A 2019 study by Oxford Economics found Orlando tourism generated $75.2 billion for central Florida in 2018. While that number includes other attractions, Disney dominates the area's tourism with four theme parks and two water parks.

The study also found Orlando tourism accounted for nearly half a million jobs and brought in $5.8 billion in state and local tax revenue that goes towards public safety, infrastructure, schools, and more.

Disney alone says it employs 75,000 people in Florida, making it the state's second-largest private employer behind the Publix grocery store chain, according to the Florida Department of Economic Opportunity.

And Disney Cruise Line ships leave from three different ports in Florida.

Theme parks are just part of Disney's business

Disney pulls in more revenue from its media and entertainment segment, which made $55 billion in revenue in the 2022 fiscal year. Disney parks, experiences, and products, in comparison, pulled in $28.7 billion, or around 33% of the company's total revenue.

And although Disney's Florida resort is its most popular location, bringing in a whopping 58 million people annually between its four parks, the company has many other locations, including internationally, that draw tens of millions of people each year.

Disneyland in Anaheim drew around 28.5 million visitors between its two parks in 2019. Disneyland Paris attracted around 9.7 million people in the same year, while Shanghai Disneyland (which Disney owns 43% of) brought in 11.2 million. Tokyo Disneyland and Tokyo DisneySea — which are owned by the Oriental Land Company with intellectual property licensed from Disney — had nearly 32.7 million visitors between them in 2019. Hong Kong Disneyland (which Disney owns 48% of) brought in 6.5 million visitors in the 2019 fiscal year.

Disney also has the Disney Cruise Line, which is set to expand to Southeast Asia in 2025.

All to say, Disney has options on where to invest or expand, which could have major consequences for Florida.

If Disney focuses its investment elsewhere, other tourist attractions in Florida could suffer 

As Foglesong previously told Insider, Disney is stuck in central Florida. There's simply too much brick-and-mortar investment for the theme park and resort to be moved elsewhere.

Although Disney can't leave the state, Foglesong said "they can lower their replenishment investment in the Disney World theme park."

He noted that an overwhelming number — about 70% — of Disney World guests are repeat visitors. That's a credit to Disney but also provides added pressure to keep investing in the Florida resort or risk losing customers, which in turn could hurt Orlando's economy and cause a lose-lose situation for both the state and the company — unless Disney can make up the money elsewhere.

"The challenging question is how many times will guests come back to see the same rides and attractions?" Foglesong said, adding that Disney draws back repeat visitors in part because it is constantly expanding. "One could credibly argue that the buoyancy of the Orlando economy depends upon Disney's investment, or reinvestment, in new rides and attractions because absent that, people won't come back."

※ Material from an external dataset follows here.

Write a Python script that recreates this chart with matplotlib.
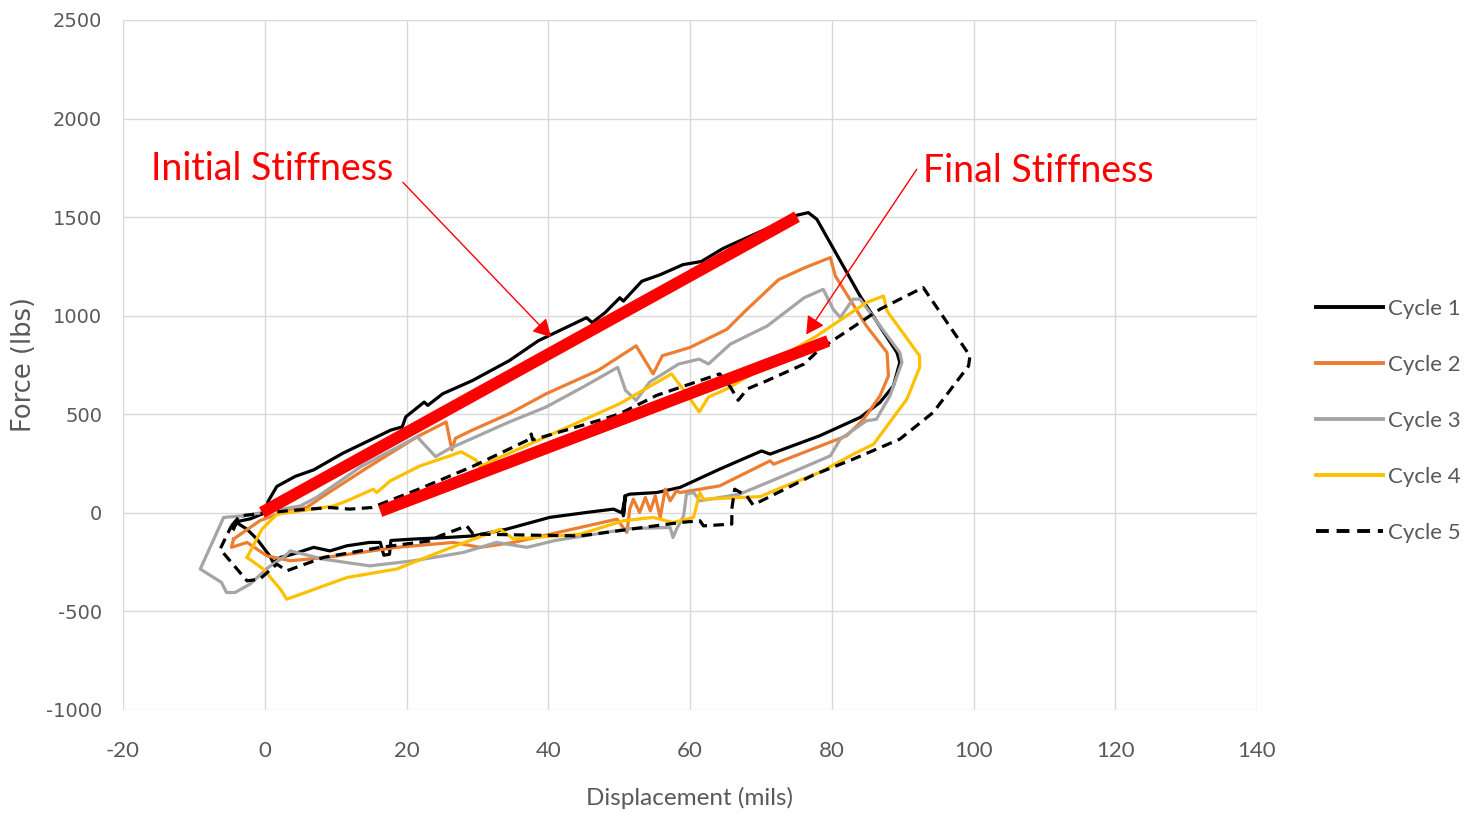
import matplotlib
matplotlib.use("Agg")
import matplotlib.pyplot as plt

plt.rcParams['font.family'] = ['Lato', 'DejaVu Sans']
plt.rcParams['axes.unicode_minus'] = False

# hysteresis loops, displacement (mils) vs force (lbs)
cycle1_x = [-4.4, -4.0, -2.0, 0.0, 0.5, 1.7, 4.3, 6.9, 11.0, 17.8, 19.4, 19.9, 22.5, 23.0, 25.1,
            29.3, 34.5, 38.6, 45.4, 46.2, 48.0, 50.1, 50.6, 53.2, 55.8, 59.0, 61.6, 64.7, 69.9,
            75.1, 76.7, 77.9, 84.0, 89.2, 89.6, 88.7, 86.8, 84.0, 78.3, 71.3, 70.1, 64.2, 58.6,
            55.3, 51.5, 50.8, 50.6, 50.9, 50.4, 49.2, 45.4, 40.2, 34.1, 29.4, 25.7, 21.0, 17.8,
            17.6, 16.8, 16.3, 14.8, 11.6, 9.2, 6.9, 4.0, 2.2, 1.2, 0.7, -1.1, -2.5, -4.0, -4.4]
cycle1_y = [-80, -45, -30, 0, 60, 134, 185, 218, 302, 420, 436, 487, 562, 545, 604,
            671, 772, 873, 990, 965, 1015, 1091, 1074, 1175, 1208, 1259, 1275, 1342, 1426,
            1510, 1523, 1489, 1100, 813, 763, 644, 560, 484, 391, 298, 314, 222, 129,
            103, 95, 86, -15, 80, 0, 19, 2, -23, -83, -117, -125, -133, -140,
            -210, -215, -150, -150, -167, -193, -175, -209, -226, -252, -218, -133, -83, -49, -80]

cycle2_x = [-4.4, -0.7, 3.6, 5.9, 8.3, 14.5, 21.5, 25.6, 26.4, 26.9, 29.3, 34.5, 39.7, 47.0,
            52.4, 54.8, 56.1, 60.0, 65.2, 67.8, 72.5, 76.1, 79.8, 80.5, 84.9, 87.8, 88.0, 86.8,
            84.5, 82.1, 71.8, 71.3, 64.2, 58.6, 58.1, 57.2, 56.5, 55.8, 55.1, 54.4, 53.7, 52.9,
            52.0, 51.5, 51.1, 49.7, 44.5, 35.1, 30.4, 26.6, 18.6, 8.7, 3.6, 0.3, -2.5, -4.7, -4.4]
cycle2_y = [-133, -40, 19, 27, 86, 230, 386, 461, 319, 378, 420, 503, 604, 722,
            847, 705, 797, 839, 931, 1024, 1183, 1242, 1295, 1202, 948, 813, 695, 593,
            475, 391, 247, 264, 137, 103, 112, 61, 120, -23, 86, 10, 78, 2,
            69, 19, -99, -32, -74, -150, -175, -150, -175, -226, -243, -218, -150, -175, -133]

cycle3_x = [-3.0, 1.0, 5.0, 7.3, 13.6, 21.5, 24.1, 26.1, 29.3, 34.5, 39.7, 44.9, 49.8, 50.9,
            52.4, 54.3, 58.4, 61.3, 62.6, 65.7, 70.9, 76.1, 78.8, 80.2, 81.2, 83.0, 84.0, 89.6,
            89.9, 88.2, 86.3, 84.9, 81.2, 79.8, 72.7, 67.0, 61.4, 60.5, 59.5, 59.1, 58.1, 57.6,
            57.2, 51.5, 44.5, 41.0, 37.0, 32.7, 28.0, 21.0, 14.8, 8.3, 3.6, 2.9, 0.5, -2.1,
            -4.2, -5.4, -6.1, -9.1, -5.8, -3.0]
cycle3_y = [-15, 10, 35, 78, 235, 386, 285, 327, 378, 461, 537, 638, 738, 621,
            571, 663, 755, 780, 755, 856, 948, 1091, 1134, 1033, 991, 1084, 1084, 813,
            763, 593, 475, 467, 374, 289, 180, 95, 61, 103, 95, -15, -83, -125,
            -74, -80, -120, -140, -175, -150, -201, -243, -269, -235, -193, -218, -277, -362,
            -404, -404, -353, -285, -23, -15]

cycle4_x = [-2.5, -0.4, 1.7, 5.0, 9.7, 11.6, 15.3, 15.8, 17.7, 21.9, 26.1, 27.7, 29.8, 30.3,
            39.7, 50.1, 57.4, 59.5, 61.3, 62.6, 65.2, 77.9, 84.9, 87.3, 87.8, 92.4, 92.4, 90.6,
            85.9, 83.5, 78.3, 72.7, 69.9, 67.0, 61.9, 61.4, 60.5, 57.6, 54.8, 50.6, 44.5, 35.1,
            33.2, 25.7, 18.6, 11.6, 3.1, 2.2, -0.2, -2.5]
cycle4_y = [-226, -83, -7, 10, 35, 61, 120, 103, 162, 238, 289, 310, 268, 235,
            386, 554, 705, 604, 512, 587, 629, 898, 1067, 1100, 1024, 796, 737, 577,
            348, 306, 205, 125, 82, 78, 69, 103, -23, -49, -23, -40, -108, -133,
            -83, -184, -285, -328, -438, -387, -285, -226]

cycle5_x = [-4.7, -3.5, 3.1, 9.2, 12.0, 15.1, 21.5, 29.3, 37.4, 37.6, 37.8, 48.0, 50.1, 55.3,
            64.2, 65.7, 66.8, 68.1, 70.9, 76.1, 78.3, 86.8, 92.9, 99.5, 99.3, 94.3, 89.6, 83.0,
            77.4, 68.9, 68.0, 66.3, 65.9, 65.9, 61.9, 61.4, 58.6, 44.5, 29.4, 28.5, 24.7, 23.3,
            16.3, 8.3, 3.1, 1.7, -0.7, -2.5, -6.3, -4.7]
cycle5_y = [-66, -15, 10, 27, 19, 27, 117, 235, 374, 400, 370, 478, 503, 596,
            705, 638, 571, 629, 671, 755, 830, 1033, 1143, 796, 745, 509, 374, 272,
            192, 40, 86, 120, 19, -57, -66, -40, -49, -117, -108, -66, -117, -142,
            -175, -226, -294, -260, -336, -345, -184, -66]

# stiffness fit lines
initial_x = [-0.4, 75.1]
initial_y = [2, 1502]
final_x = [16.3, 79.5]
final_y = [8, 872]

labels = ['Cycle 1', 'Cycle 2', 'Cycle 3', 'Cycle 4', 'Cycle 5']
colors = ['#000000', '#ED7D31', '#A5A5A5', '#FFC000', '#000000']

fig = plt.figure(figsize=(14.64, 8.15), dpi=100)
ax = fig.add_axes([123 / 1464, 1 - 710 / 815, 1134 / 1464, 690 / 815])

xs = [cycle1_x, cycle2_x, cycle3_x, cycle4_x, cycle5_x]
ys = [cycle1_y, cycle2_y, cycle3_y, cycle4_y, cycle5_y]
for i, (x, y) in enumerate(zip(xs, ys)):
    ls = (0, (3.3, 2.0)) if i == 4 else '-'
    ax.plot(x, y, color=colors[i], lw=2.3, ls=ls, label=labels[i], zorder=3)

ax.plot(initial_x, initial_y, color='#FF0000', lw=8.5, solid_capstyle='butt', zorder=4)
ax.plot(final_x, final_y, color='#FF0000', lw=8.5, solid_capstyle='butt', zorder=4)

ax.text(-16.0, 1743, 'Initial Stiffness', color='#FF0000', fontsize=27, va='center', ha='left')
ax.text(92.9, 1732, 'Final Stiffness', color='#FF0000', fontsize=27, va='center', ha='left')
arrow = dict(arrowstyle='-|>,head_length=0.4,head_width=0.22', color='#FF0000', lw=1,
             mutation_scale=27, shrinkA=0, shrinkB=0)
ax.annotate('', xy=(40.4, 891), xytext=(19.5, 1676), arrowprops=arrow, zorder=5)
ax.annotate('', xy=(76.4, 905), xytext=(92.0, 1743), arrowprops=arrow, zorder=5)

ax.set_xlim(-20, 140)
ax.set_ylim(-1000, 2500)
ax.set_xticks(range(-20, 141, 20))
ax.set_yticks(range(-1000, 2501, 500))
ax.grid(True, color='#D9D9D9', lw=1.0, zorder=0)
ax.set_axisbelow(True)
for s in ax.spines.values():
    s.set_visible(False)
ax.tick_params(axis='both', length=0, labelcolor='#595959')
ax.tick_params(axis='x', pad=22, labelsize=16)
ax.tick_params(axis='y', pad=15, labelsize=14)
for lbl in ax.get_yticklabels():
    lbl.set_family('DejaVu Sans')

ax.set_xlabel('Displacement (mils)', fontsize=17.5, color='#595959', va='center')
ax.xaxis.set_label_coords(0.5, -0.1275)
ax.set_ylabel('Force (lbs)', fontsize=18.5, color='#595959', va='center',
              family='DejaVu Sans')
ax.yaxis.set_label_coords(-0.087, 0.5)

leg = fig.legend(loc='center left', bbox_to_anchor=(1316 / 1464, 1 - 421 / 815), frameon=False,
                 fontsize=16, labelcolor='#595959', handlelength=3.0, handletextpad=0.25,
                 labelspacing=1.62, borderpad=0, borderaxespad=0)
for h in leg.get_lines():
    h.set_linewidth(2.8)

fig.savefig('out.png', dpi=100)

As the state's largest tourist attraction, Disney provides a major boon to other tourism and tourism-adjacent businesses, as well as the entire economy of central Florida. Choosing not to reinvest in its Florida resort could hurt not only Disney's own annual visitation numbers but those of neighboring theme parks and businesses as well.

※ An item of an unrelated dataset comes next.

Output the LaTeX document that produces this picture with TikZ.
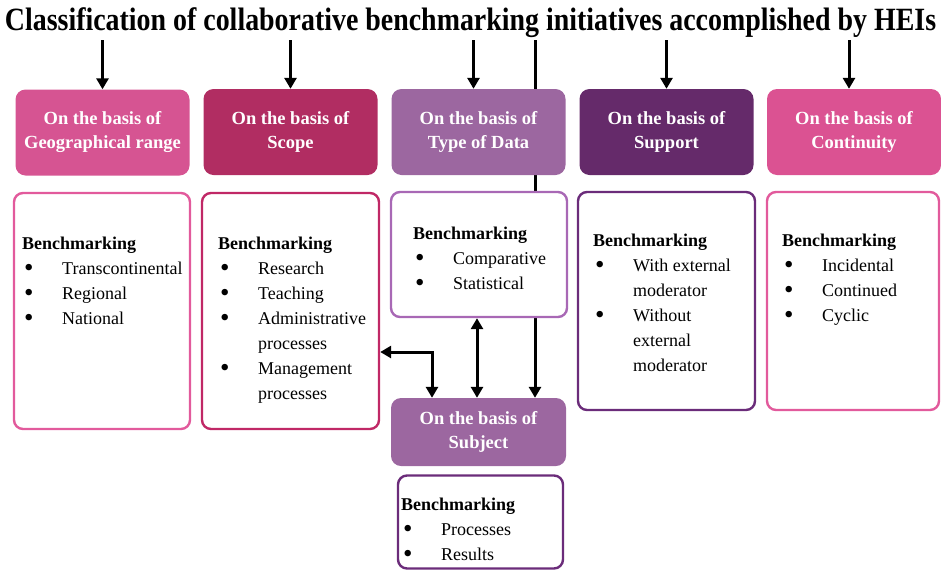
\documentclass[tikz,border=0pt]{standalone}
\usepackage{fontspec}
\setmainfont{Liberation Serif}
\usetikzlibrary{arrows.meta,backgrounds}

\definecolor{geo}{RGB}{214,84,146}
\definecolor{scope}{RGB}{177,45,98}
\definecolor{data}{RGB}{156,103,160}
\definecolor{supp}{RGB}{101,42,106}
\definecolor{cont}{RGB}{219,82,146}
\definecolor{geoline}{RGB}{226,90,156}
\definecolor{scopeline}{RGB}{192,40,102}
\definecolor{dataline}{RGB}{168,104,181}
\definecolor{suppline}{RGB}{107,44,122}

\newcommand{\bitem}{\hspace*{2pt}\makebox[38pt][l]{\raisebox{-2.8pt}{\scalebox{1.5}{\textbullet}}}}
\newcommand{\bcont}{\hspace*{40pt}}
\newcommand{\blist}[1]{\begin{tabular}[t]{@{}l@{}}\textbf{Benchmarking}\\#1\end{tabular}}

\tikzset{
  head/.style={rectangle, rounded corners=10pt, minimum width=174pt, minimum height=86pt, inner sep=0pt, text=white, align=center, font=\fontsize{18.5}{24}\selectfont\bfseries},
  frame/.style={rectangle, rounded corners=9pt, draw, line width=2.4pt, fill=white},
  list/.style={anchor=base west, inner sep=0pt, font=\fontsize{18}{25}\selectfont},
  arr/.style={line width=3pt, -{Triangle[width=12pt,length=11pt]}},
  dbl/.style={line width=3pt, {Triangle[width=12pt,length=11pt]}-{Triangle[width=12pt,length=11pt]}},
}

\begin{document}
\begin{tikzpicture}[x=1pt,y=-1pt]
	\useasboundingbox (0,0) rectangle (941,571);
	\node[inner sep=0pt] (title) at (470.5,22.5) {\resizebox*{931pt}{30pt}{\bfseries Classification of collaborative benchmarking initiatives accomplished by HEIs}};
	\coordinate (top) at (0,40);
	\coordinate (spine) at (535,40);
	\coordinate (elb) at (432,352);

	% category heads
	\node[head, fill=geo] (h1) at (102.5,132.5) {On the basis of\\Geographical range};
	\node[head, fill=scope] (h2) at (290.5,132) {On the basis of\\Scope};
	\node[head, fill=data] (h3) at (478.5,132) {On the basis of\\Type of Data};
	\node[head, fill=supp] (h4) at (666.5,132) {On the basis of\\Support};
	\node[head, fill=cont] (h5) at (854,132) {On the basis of\\Continuity};
	\node[head, fill=data, minimum width=175pt, minimum height=68pt] (hsub) at (478.5,432) {On the basis of\\Subject};

	% lists below the heads
	\node[frame, draw=geoline, minimum width=176pt, minimum height=236pt] (c1) at (102,311) {};
	\node[frame, draw=scopeline, minimum width=177pt, minimum height=236pt] (c2) at (290.5,311) {};
	\node[frame, draw=dataline, minimum width=176pt, minimum height=125pt] (c3) at (479,254.5) {};
	\node[frame, draw=suppline, minimum width=177pt, minimum height=218pt] (c4) at (666.5,301) {};
	\node[frame, draw=geoline, minimum width=172pt, minimum height=218pt] (c5) at (853,301) {};
	\node[frame, draw=suppline, minimum width=165pt, minimum height=93pt] (csub) at (480.5,522) {};

	\node[list] (t1) at (22,249) {\blist{\bitem Transcontinental\\ \bitem Regional\\ \bitem National}};
	\node[list] (t2) at (218,249) {\blist{\bitem Research\\ \bitem Teaching\\ \bitem Administrative\\ \bcont processes\\ \bitem Management\\ \bcont processes}};
	\node[list] (t3) at (413,239) {\blist{\bitem Comparative\\ \bitem Statistical}};
	\node[list] (t4) at (593,246) {\blist{\bitem With external\\ \bcont moderator\\ \bitem Without\\ \bcont external\\ \bcont moderator}};
	\node[list] (t5) at (782,246) {\blist{\bitem Incidental\\ \bitem Continued\\ \bitem Cyclic}};
	\node[list] (tsub) at (401,510) {\blist{\bitem Processes\\ \bitem Results}};

	% arrows
	\draw[arr] (top -| h1) -- (h1.north);
	\draw[arr] (top -| h2) -- (h2.north);
	\draw[arr] ([xshift=-5pt]top -| h3) -- ([xshift=-5pt]h3.north);
	\draw[arr] (top -| h4) -- (h4.north);
	\draw[arr] ([xshift=-5pt]top -| h5) -- ([xshift=-5pt]h5.north);
	\begin{scope}[on background layer]
		\draw[arr] (spine) -- (spine |- hsub.north);
	\end{scope}
	\draw[dbl] ([xshift=-2pt]c3.south) -- ([xshift=-2pt]c3.south |- hsub.north);
	\draw[dbl] (elb -| c2.east) -- (elb) -- (elb |- hsub.north);
\end{tikzpicture}
\end{document}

"The people who come may be attracted by Disney, but they don't spend seven days there," Foglesong said, adding the average Disney visitor might spend four days at Disney parks, two at Universal Studios, and one at Sea World, for example.

Right now it seems that — apart from the $1 billion corporate campus — Disney continues to invest in Florida.

Josh D'Amaro, Disney's parks chief, said Monday the company still plans to spend $17 billion in Florida over the next decade and that the fight with DeSantis has not hurt Disney's business, according to Deadline.

However, if DeSantis's campaign against Disney ultimately results in less investment in Florida, it won't just be the House of the Mouse that loses visitors.

"They won't just not come back to Disney World," Foglesong added. "They won't come back to Sea World, they won't come back to Universal Studios, they won't come back to the mom-and-pop roadside tourists attractions."